_The request_. Would you return the run of lines that starts at the one with "Emit a Python" and ends at the one with "import plotly.graph_objects as go", ends included, exactly as written and without the images?

Data extracted from a collection:
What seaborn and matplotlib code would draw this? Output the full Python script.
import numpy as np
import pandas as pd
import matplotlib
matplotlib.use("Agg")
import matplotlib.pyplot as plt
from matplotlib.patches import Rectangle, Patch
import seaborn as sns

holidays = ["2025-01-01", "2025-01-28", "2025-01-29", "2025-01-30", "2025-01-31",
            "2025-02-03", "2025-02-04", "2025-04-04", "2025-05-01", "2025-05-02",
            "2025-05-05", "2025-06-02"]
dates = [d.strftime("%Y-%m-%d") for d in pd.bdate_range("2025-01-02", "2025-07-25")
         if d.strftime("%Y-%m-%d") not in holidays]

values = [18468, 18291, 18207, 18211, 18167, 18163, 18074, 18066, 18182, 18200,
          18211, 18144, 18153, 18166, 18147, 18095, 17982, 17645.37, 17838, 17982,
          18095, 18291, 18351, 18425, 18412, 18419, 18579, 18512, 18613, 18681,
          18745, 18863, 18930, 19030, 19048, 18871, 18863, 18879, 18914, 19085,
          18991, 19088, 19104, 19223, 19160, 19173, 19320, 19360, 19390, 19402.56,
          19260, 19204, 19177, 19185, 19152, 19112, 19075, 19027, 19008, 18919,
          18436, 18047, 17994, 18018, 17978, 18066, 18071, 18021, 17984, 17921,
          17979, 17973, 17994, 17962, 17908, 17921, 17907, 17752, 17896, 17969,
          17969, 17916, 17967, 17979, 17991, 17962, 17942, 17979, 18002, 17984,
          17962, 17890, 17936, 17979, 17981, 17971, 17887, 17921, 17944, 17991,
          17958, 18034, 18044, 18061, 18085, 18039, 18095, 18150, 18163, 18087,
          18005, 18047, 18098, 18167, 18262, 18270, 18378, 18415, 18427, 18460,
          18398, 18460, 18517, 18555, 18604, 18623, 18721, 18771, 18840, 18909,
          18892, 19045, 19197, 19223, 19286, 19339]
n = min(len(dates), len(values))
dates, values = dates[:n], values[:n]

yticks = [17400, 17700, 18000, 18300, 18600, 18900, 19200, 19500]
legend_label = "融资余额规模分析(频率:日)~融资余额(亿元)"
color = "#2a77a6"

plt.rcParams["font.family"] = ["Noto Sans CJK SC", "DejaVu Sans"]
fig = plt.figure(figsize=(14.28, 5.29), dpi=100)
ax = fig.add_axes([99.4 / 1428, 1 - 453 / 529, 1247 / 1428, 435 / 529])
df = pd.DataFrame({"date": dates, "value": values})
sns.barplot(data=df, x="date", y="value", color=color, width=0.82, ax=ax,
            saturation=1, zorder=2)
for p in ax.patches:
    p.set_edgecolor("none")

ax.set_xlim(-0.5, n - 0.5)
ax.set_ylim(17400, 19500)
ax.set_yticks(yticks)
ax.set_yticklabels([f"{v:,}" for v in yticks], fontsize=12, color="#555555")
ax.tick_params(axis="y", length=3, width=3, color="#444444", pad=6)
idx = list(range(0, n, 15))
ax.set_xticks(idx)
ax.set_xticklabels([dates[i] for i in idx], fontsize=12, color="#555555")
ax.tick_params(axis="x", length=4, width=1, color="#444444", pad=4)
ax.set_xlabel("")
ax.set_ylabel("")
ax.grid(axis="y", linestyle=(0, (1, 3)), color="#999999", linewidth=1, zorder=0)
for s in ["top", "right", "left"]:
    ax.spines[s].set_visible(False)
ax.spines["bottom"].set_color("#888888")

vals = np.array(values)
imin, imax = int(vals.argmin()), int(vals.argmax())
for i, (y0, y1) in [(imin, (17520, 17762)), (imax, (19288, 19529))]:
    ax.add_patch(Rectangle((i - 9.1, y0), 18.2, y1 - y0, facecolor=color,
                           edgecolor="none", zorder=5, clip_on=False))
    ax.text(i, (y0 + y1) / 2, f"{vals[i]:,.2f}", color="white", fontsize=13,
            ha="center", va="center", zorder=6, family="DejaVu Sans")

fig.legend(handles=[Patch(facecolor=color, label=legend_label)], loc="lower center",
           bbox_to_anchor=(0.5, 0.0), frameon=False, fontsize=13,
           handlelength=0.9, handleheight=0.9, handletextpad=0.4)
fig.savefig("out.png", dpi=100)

* * *

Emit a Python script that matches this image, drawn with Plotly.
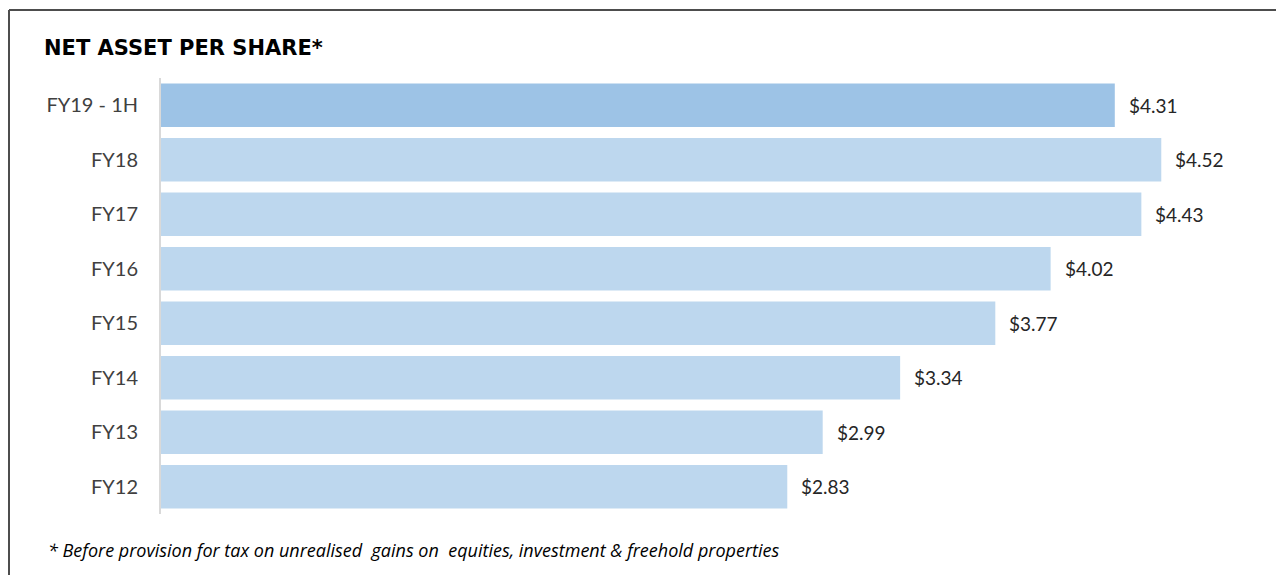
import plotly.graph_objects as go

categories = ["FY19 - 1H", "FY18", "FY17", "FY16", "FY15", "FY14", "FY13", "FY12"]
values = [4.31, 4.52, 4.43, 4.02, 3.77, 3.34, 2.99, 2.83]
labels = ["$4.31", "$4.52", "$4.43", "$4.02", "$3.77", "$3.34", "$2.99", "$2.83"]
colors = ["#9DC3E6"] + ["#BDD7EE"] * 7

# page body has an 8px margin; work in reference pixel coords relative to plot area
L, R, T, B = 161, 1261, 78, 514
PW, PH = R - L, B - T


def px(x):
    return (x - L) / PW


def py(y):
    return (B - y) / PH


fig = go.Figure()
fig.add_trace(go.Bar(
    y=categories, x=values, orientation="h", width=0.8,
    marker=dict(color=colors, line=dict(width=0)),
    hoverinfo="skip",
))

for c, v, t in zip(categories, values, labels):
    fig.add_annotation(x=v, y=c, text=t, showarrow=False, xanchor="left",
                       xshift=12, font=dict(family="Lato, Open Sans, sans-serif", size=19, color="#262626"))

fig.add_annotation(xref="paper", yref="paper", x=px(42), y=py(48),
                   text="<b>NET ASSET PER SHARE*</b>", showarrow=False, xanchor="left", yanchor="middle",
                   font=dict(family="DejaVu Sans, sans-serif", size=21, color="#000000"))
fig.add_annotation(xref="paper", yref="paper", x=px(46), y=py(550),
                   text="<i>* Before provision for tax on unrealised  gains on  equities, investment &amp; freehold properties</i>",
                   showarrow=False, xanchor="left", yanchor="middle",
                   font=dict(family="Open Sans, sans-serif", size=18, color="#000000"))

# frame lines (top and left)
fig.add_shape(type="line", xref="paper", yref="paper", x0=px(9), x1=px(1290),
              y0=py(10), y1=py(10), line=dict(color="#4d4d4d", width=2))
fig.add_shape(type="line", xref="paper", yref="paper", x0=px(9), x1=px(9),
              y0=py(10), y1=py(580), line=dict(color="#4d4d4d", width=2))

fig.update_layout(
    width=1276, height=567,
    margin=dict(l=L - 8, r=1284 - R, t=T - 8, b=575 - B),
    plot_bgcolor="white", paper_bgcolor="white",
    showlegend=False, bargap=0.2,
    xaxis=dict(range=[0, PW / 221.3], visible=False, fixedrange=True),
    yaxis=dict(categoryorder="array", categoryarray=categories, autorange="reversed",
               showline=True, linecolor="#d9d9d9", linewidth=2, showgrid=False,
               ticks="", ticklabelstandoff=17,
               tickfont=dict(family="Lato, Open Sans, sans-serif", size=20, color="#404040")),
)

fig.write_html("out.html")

* * *

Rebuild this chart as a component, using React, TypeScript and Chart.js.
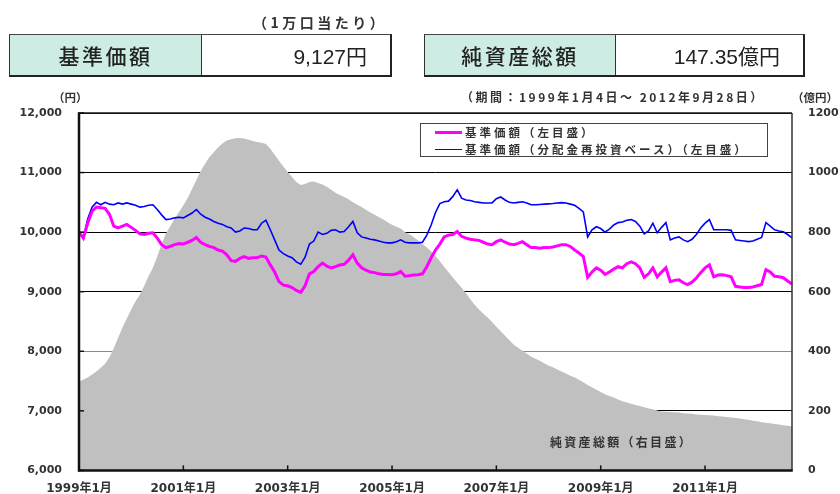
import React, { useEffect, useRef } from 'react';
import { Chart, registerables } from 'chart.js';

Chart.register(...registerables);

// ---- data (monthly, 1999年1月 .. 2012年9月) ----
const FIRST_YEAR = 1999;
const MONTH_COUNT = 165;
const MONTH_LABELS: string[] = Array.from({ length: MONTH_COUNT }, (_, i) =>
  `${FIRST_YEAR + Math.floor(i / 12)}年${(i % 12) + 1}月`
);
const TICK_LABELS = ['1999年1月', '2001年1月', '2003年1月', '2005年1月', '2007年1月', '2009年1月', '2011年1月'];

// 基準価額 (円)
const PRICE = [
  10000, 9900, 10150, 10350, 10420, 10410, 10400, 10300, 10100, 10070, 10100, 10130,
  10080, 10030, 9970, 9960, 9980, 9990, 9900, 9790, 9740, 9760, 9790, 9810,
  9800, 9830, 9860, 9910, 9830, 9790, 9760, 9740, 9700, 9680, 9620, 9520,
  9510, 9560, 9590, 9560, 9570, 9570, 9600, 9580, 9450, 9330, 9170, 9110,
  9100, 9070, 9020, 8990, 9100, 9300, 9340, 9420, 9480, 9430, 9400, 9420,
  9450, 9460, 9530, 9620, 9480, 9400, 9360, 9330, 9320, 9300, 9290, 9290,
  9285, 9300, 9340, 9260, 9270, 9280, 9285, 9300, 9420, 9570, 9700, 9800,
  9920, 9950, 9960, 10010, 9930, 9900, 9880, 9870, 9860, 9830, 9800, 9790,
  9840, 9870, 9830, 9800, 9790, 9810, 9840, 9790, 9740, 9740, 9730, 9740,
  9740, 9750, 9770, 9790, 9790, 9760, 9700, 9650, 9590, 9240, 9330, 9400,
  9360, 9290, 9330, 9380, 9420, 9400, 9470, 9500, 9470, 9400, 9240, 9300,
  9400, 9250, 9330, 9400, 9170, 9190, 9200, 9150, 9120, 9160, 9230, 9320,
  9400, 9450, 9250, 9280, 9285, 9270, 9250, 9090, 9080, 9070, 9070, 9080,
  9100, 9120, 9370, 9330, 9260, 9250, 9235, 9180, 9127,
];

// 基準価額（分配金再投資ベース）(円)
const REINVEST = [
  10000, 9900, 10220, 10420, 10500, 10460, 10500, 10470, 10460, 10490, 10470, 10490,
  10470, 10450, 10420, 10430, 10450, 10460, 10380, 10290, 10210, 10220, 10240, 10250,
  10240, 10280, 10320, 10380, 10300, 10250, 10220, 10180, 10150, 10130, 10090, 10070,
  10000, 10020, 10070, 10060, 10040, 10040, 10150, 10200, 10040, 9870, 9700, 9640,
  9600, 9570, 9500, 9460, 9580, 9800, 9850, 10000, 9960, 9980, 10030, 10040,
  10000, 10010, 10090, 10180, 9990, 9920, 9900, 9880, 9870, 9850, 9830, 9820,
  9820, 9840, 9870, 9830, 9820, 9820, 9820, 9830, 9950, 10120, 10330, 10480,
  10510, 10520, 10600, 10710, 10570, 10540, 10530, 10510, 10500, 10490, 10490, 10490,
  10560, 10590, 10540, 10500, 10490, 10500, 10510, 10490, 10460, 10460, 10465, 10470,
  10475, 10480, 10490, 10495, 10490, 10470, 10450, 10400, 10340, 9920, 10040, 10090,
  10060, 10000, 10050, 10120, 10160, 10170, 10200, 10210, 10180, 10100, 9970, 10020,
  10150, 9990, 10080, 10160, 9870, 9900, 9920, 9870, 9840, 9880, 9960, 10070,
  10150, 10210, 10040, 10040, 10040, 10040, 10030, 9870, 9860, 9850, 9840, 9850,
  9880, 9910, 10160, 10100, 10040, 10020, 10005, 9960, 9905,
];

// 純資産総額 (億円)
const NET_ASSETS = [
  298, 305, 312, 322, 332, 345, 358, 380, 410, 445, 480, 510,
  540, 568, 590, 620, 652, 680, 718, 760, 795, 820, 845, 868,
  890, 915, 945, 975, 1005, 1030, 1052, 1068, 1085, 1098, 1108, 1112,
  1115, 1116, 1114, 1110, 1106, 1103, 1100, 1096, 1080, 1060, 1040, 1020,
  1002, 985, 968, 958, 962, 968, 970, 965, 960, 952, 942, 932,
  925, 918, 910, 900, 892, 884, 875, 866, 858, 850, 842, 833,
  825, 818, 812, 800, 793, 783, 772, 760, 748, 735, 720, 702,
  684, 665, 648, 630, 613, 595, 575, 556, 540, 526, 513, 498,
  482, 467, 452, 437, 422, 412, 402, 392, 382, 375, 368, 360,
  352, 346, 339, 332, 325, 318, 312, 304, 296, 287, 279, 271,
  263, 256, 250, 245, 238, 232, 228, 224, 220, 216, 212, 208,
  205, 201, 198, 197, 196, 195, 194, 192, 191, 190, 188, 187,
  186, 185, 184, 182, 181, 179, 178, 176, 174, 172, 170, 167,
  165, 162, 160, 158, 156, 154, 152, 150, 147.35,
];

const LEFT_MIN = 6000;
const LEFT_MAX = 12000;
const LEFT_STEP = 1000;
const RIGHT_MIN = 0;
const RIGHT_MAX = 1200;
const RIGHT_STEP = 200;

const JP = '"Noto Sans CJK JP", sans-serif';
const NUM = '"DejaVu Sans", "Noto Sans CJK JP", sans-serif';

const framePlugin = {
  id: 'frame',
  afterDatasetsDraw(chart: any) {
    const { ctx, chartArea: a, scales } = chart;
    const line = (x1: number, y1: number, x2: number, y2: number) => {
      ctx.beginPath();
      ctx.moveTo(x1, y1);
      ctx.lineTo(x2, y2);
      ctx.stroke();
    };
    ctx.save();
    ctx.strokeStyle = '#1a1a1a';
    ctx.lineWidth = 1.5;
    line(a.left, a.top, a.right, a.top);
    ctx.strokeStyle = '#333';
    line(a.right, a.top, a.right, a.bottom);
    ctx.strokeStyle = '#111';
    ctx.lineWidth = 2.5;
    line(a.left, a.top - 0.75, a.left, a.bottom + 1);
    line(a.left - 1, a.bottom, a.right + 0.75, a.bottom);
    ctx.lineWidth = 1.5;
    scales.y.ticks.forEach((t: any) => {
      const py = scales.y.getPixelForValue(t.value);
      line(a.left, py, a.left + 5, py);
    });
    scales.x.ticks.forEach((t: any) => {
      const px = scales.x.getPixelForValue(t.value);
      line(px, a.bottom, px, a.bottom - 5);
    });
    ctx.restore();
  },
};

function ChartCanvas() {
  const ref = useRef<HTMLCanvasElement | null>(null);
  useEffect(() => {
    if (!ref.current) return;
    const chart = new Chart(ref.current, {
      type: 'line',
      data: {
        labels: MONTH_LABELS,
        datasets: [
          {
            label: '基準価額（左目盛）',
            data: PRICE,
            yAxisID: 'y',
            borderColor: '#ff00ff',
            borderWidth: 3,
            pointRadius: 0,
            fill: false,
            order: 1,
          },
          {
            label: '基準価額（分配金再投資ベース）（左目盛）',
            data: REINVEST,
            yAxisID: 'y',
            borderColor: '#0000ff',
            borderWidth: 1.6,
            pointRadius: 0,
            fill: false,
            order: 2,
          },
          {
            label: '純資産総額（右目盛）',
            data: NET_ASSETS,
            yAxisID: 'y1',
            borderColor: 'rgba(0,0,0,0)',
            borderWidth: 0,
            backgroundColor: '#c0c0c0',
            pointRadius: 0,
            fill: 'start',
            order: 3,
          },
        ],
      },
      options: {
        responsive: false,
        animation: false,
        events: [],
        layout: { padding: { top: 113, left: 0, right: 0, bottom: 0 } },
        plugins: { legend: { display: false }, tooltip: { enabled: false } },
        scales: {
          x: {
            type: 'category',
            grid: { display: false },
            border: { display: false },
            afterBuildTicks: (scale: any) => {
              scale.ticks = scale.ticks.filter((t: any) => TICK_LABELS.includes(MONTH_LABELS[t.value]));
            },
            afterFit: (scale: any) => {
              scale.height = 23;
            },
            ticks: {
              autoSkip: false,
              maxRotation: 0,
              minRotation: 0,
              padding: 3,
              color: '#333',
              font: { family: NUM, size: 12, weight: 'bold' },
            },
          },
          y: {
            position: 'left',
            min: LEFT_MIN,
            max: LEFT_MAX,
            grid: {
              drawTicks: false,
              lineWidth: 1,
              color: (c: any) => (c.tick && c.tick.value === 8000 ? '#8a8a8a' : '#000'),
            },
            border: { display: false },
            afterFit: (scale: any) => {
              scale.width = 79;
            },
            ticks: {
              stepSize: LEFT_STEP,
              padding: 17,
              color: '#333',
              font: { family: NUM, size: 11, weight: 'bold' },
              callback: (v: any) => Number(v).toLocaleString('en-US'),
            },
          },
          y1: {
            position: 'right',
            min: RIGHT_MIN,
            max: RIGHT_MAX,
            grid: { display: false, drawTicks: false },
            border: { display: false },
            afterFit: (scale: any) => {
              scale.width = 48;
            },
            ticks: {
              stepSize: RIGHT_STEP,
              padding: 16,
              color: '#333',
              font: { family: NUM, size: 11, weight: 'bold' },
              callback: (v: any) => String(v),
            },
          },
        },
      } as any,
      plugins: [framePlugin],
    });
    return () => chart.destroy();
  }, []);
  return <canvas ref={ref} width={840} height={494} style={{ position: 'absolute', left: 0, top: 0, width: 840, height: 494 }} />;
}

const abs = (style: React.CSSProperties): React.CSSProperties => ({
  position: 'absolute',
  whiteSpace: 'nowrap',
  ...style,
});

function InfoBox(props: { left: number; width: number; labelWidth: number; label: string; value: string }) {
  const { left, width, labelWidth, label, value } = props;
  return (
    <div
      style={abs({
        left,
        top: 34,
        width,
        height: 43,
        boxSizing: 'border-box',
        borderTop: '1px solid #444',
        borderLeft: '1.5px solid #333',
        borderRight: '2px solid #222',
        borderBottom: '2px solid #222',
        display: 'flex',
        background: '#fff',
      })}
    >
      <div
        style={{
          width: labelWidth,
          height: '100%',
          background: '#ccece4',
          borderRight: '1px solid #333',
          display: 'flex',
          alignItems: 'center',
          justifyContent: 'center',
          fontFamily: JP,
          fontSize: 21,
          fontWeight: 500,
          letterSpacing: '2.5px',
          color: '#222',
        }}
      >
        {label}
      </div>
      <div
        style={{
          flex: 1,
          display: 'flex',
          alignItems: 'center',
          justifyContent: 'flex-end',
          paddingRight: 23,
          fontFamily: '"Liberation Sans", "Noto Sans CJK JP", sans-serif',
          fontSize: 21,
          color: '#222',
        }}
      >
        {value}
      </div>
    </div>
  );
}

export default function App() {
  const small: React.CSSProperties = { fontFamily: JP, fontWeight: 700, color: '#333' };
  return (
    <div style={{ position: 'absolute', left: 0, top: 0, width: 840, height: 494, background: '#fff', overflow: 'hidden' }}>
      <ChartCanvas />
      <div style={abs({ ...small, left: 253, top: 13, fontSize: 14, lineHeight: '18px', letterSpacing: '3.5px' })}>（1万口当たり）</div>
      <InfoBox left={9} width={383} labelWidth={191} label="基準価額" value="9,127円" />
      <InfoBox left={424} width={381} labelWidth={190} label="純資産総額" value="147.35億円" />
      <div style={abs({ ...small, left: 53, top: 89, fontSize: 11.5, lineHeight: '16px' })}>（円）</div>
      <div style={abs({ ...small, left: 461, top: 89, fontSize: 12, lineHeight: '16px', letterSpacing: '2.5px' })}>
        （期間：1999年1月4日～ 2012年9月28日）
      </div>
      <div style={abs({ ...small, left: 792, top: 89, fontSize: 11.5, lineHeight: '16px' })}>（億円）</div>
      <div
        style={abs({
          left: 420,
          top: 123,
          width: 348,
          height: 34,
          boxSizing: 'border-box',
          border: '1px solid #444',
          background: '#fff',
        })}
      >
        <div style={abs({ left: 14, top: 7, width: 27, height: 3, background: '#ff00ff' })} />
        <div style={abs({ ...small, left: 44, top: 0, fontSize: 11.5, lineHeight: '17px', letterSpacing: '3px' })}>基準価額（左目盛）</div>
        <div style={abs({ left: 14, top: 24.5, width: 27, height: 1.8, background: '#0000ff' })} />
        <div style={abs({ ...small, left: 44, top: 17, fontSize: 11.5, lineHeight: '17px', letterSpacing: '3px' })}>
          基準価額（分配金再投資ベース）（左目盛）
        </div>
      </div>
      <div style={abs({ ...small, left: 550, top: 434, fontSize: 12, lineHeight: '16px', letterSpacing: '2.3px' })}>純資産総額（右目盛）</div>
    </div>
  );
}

_Result of the task_.
Emit a Python script that matches this image, drawn with Plotly.
import plotly.graph_objects as go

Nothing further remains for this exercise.